Yes, that's an issue too. I've observed wide variations in the handling
of unassigned code points by different converters.

> >  c) The RFC itself does not settle important issues of identity among
> > charsets. If a new mapping is added to a charset converter, is that a different
> > charset (and thus needs a different registration) or not? Does that go for any
> > superset? etc. We've raised these issues before, but with no resolution (or
> > even attempt at one) Cf. <http://www.google.com/url?sa=D&q=http%3A%2F%2Fdev.icu-project.org%2Fcgi-bin%2Fviewcvs.cgi%2F*checkout*%2Ficuhtml%2Fdesign%2Fcharset_questions.html>http://dev.icu-project.org/cgi-bin/viewcvs.cgi/*checkout*/icuhtml/design/charset_questions.<http://www.google.com/url?sa=D&q=http%3A%2F%2Fdev.icu-project.org%2Fcgi-bin%2Fviewcvs.cgi%2F*checkout*%2Ficuhtml%2Fdesign%2Fcharset_questions.html>html

> It seems that what you would want, for your purposes, is to use a new
> label if a new character gets added to a legacy encoding, but not use
> a new label e.g. for UTF-8 each time a character gets added.
> So things would be somewhat case-by-case.

I agree - I don't think it is possible to codify a single "best practice" to
handle every case here.

> > As a product of the above problems, the actual results obtained by using the
> > iana charset names on any given platform* may vary wildly. For example, among
> > the iana-registry-named charsets, there were over a million different mapping
> > differences between Sun's and IBM's Java, total.

> It would be better to express these numbers in terms of percentages:
> In the experiment made, how many codepoints were mapped, and for how many
> did you get differences?

> Even better would be to express these numbers in terms of percentages
> of actual average data. My guess is that this would be much lower than
> the percentage of code points.

It certainly better be or thing must not be working very well somewhere!

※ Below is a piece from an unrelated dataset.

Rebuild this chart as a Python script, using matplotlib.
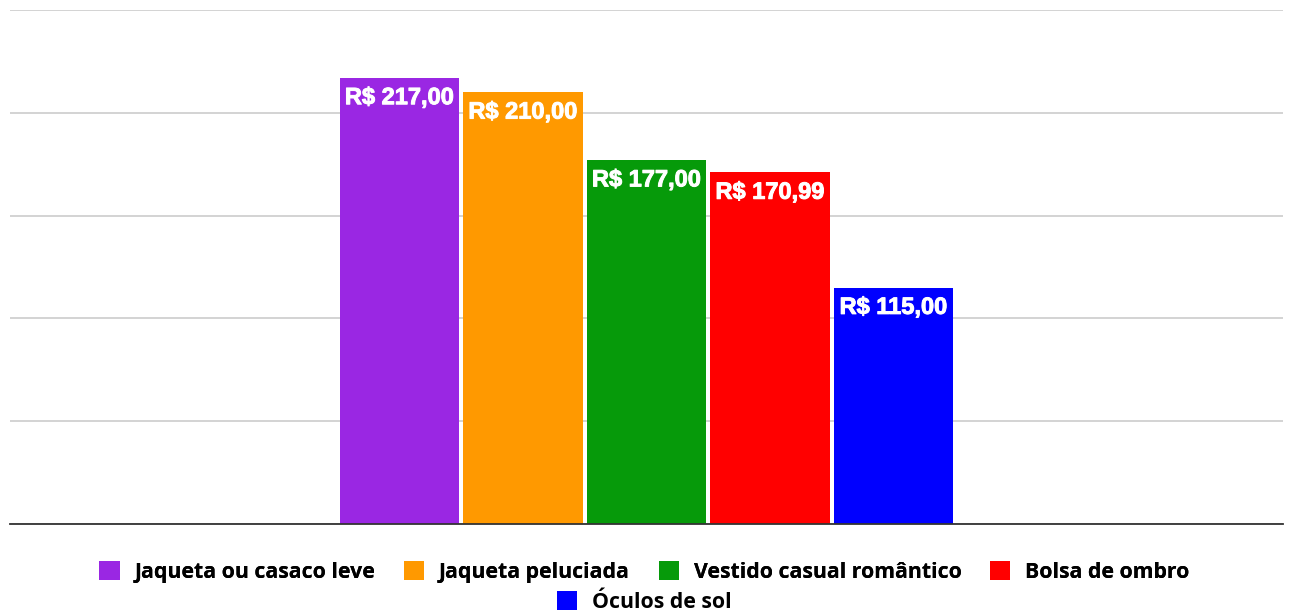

> This is in no way to belittle the problems, just to make sure we put
> it in proportions.

Right.

> > In ICU, for example, our requirement was to be able to reproduce the actual,
> > observeable, character conversions in effect on any platform. With that goal,
> > we basically had to give up trying to use the IANA registry at all.

> This is understandable. The start of the IANA registry was MIME, i.e.
> email. The goal was to be able to (ultimately visually) decode the
> characters at the other end.

And that tends to drive various tradeoffs in a particular direction. For
example, it tends to argue for fewer tags for minor charset variations because
that's easier to deploy and update.

> ...

>  >And based on work here at Google, it is pretty clear that -- at least in
> > terms of web pages -- little reliance can be placed on the charset information.

> Yes, but this is a problem on a diffent level than the above.
> Above, you are speaking about small variant differences.
> Here, you are speaking about completely mislabled pages.

I don't see any way we can fix the mislabelling problem (which also exists in
email but takes on a somewhat different form there) in any direct way. However,
to the extent that mislabelling has occured due to people getting confused by
our current registry mess, cleaning our own house might help a little. But
probably not much - a site that labels every message they send as iso-8859-1 no
matter what's actually in the message (and I've seen some big ones that do
this) isn't going to be cured by our having a perfectly accurate and totally
comprehensive registry. Like it or not, we cannot fix everything here.

> The problems with small variants don't make the labels in
> the registry unsuitable for labeling Web pages. Most Web
> pages don't contain characters where the minor version
> differences matter, because private use and corporate
> characters don't work well on the Web, and because some
> of the transcoding differences are between e.g. full-width
> and half-width variants, which are mostly irrelevant for
> viewing and in particular for search.

I've observed similar behavior in email. People are pretty adaptable and tend
to figure out what works and what doesn't fairly quickly.

> >So while I applaud your goal, I would suspect that that it would be a huge amount of effort for very little return.

> There are other protocols, in particular email. My understanding is
> that for email, the situation is quite a bit better, because people
> use a dedicated tool (their MUA) to write emails, and emails rarely
> get transcoded on the character level, and there is no server involved,
> whereas users use whatever they can get their hands on to create
> Web pages, the server can mess things up (or help, in some cases),
> and pages may get transcoded.

To be honest, it is hard for me to judge whether the situation for email is
better or worse than for the web or other protocols. Since I work on email
systems a lot more than I work on other stuff, I tend to see reports of lots
more problems with email. But this is probably more the result of being on the
receiving end of bug reports for email while not being on the  receiving end of
bug reports for, say, a web client.

In any case, the Internet is now such a big place with so many nooks
and crannies that I have no idea how you'd figure out where the worst problems
are.  And I'm not sure it matters either.